«Комендант должен наблюдать день и ночь за охраной порученной ему пленницы, назначая и проверяя приставленный к ней караул. Никто не должен проникать в крепость без ведома коменданта, капитана Гейнекена. Ни майор, ни капитан Гейнекен не должны оставаться с графиней наедине, но всегда вдвоем. Им запрещено с ней обедать. По ее желанию она может посещать церковь, но при этом ни с кем не разговаривать. Прогулки в саду она может совершать в сопровождении майора и капитана, но при этом у входа в сад следует поставить караул. Графине можно доставлять все для нее потребное, но при том следует тщательно осматривать ее книги, одежду и белье. Чернила, бумагу и перо ей иметь дозволяется, наблюдая за тем, чтоб она никаких писем без ведома майора не отсылала. Лица, имеющие с ней деловые переговоры, могут допускаться в присутствии коменданта. Деньги графине в руки не давать; они должны храниться у капитана Гейнекена. Оружие держать при себе графине запрещено. Ночью лейтенант должен оставаться при карауле и ему предписывается совершать обход каждые два часа. С графиней следует обращаться вежливо и предупредительно».

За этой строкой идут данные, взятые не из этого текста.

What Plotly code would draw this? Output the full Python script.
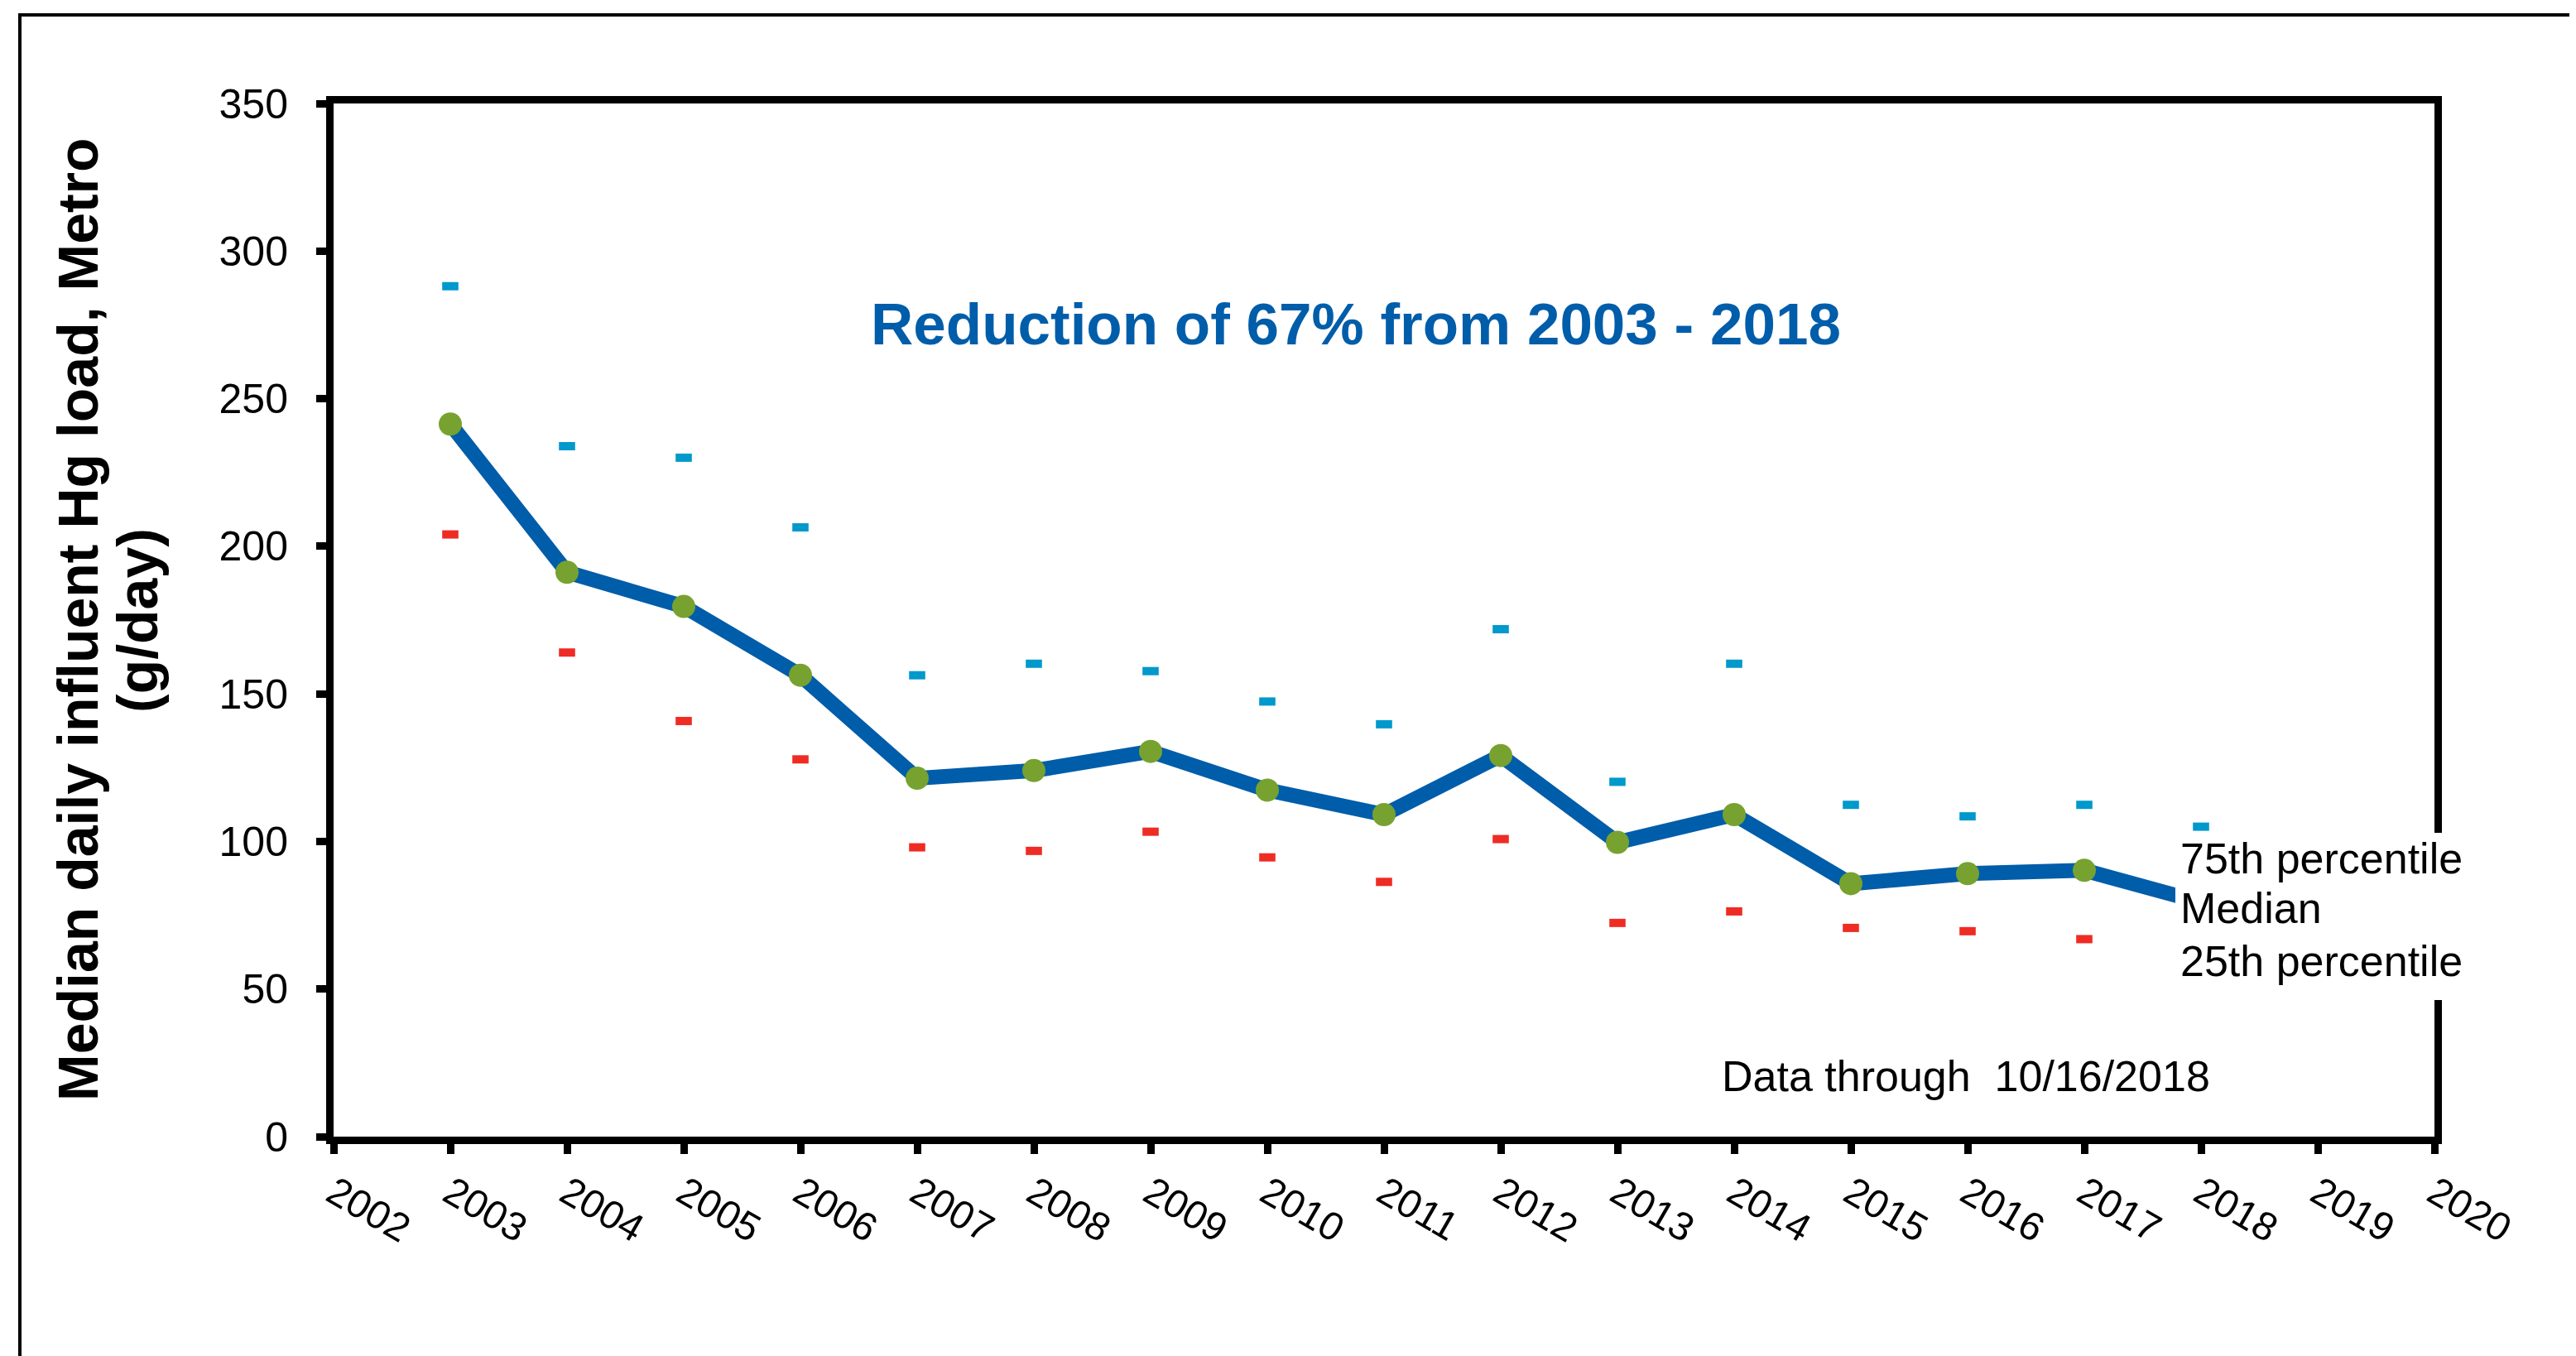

В первое время своего заточения графиня никаким другим ограничениям не подвергалась. Ей на время предоставили право распоряжаться ее имуществом.
Ее управляющий в Пильнице наблюдал за имением, а делами ее заведывал доверенный, с которым ей удалось завязать сношения, несмотря на строгость надзора. Ее посредником служил аптекарь в Столпене, которого она сумела привлечь на свою сторону.
Король вскоре пожелал взять у нее обратно имение Пильниц, но графиня отказывалась расстаться со своим поместьем. Ей предложили взять в обмен имение Цабельтиц, но она и на это не соглашалась.
Наконец решили действовать силой: постановлено было отобрать у графини Пильниц, назначив ей ежегодную ренту, пока она не согласится принять за поместье назначенную цену, а именно — 64 тысячи талеров.
Август, желая сохранить имущество, дарованное Ко́зель для ее детей, не дозволял расточать или раздавать его разным «странствующим рыцарям», под каким именем подразумевались господа вроде полковника Тинена или д’Ошармуа, которых графиня дарила своей милостью.
Ее уговаривали указать то место, куда она укрыла большую часть своих драгоценностей, предлагая ей взамен некоторую самостоятельность.
Она могла бы добиться освобождения, если бы сама этого пожелала. Но самые благожелательные советы в этом отношении ни к чему не привели: графиня упорно отказывалась дать сведения о своих вещах.
К ее несчастью, вскоре умер комендант Велен, и его место занял полковник Боблик, человек ограниченный, исполнявший предписания с большой строгостью. Примером служит следующий случай.
Во время болезни графини врач предписал ей промывательное. Так как прислуга не умела взяться за дело, то послали в Столпень за фельдшером, но комендант, строго придерживаясь буквы приказа, не впустил фельдшера в комнату больной, приказав остановиться на пороге двери. Фельдшеру ничего не оставалось, как удалиться со своими инструментами. Этим дело еще не кончилось. Боблик составил доклад об этом событии, представив его на рассмотрение «тайного совета». В этом докладе он сообщил о своих соображениях на счет опасности допускать фельдшера к графине ввиду возможности тайных переговоров между ним и ею.
По этому поводу действительно состоялось совещание в «тайном совете», и был составлен подробный протокол. Всему этому трудно поверить, однако, документы сохранились. Пока происходили донесения, совещания, заключения и предписания, прошло немало времени и средство оказалось уже ненужным.
После смерти короля польского у Ко́зель ожили надежды. Вообразив, что наступил конец ее заточению, она писала письмо за письмом сыну и наследнику своего прежнего возлюбленного, а также обращалась к жене курфюрста.
Однако, просьбы графини остались без ответа; согласились только доставить ей некоторые облегчения. Ей дозволили читать газеты, принимать знакомых и иметь свидания с детьми.
Она совсем состарилась и примирилась наконец со своей судьбой. Ее высокомерие исчезло, и гордость сломилась. Чего могла она ожидать от жизни на свободе? Она стала чужда всему свету; все ее прежние знакомые давно ее оставили, разъехались или умерли. Жизнь при Дворе совершенно изменилась, никаких отношений к ней графиня уже не имела.
Она стала одинока в своем одиночестве.
Когда дом, в котором она жила, был поврежден молнией, графиню переселили в башню св. Яна, где она и прожила до самой смерти.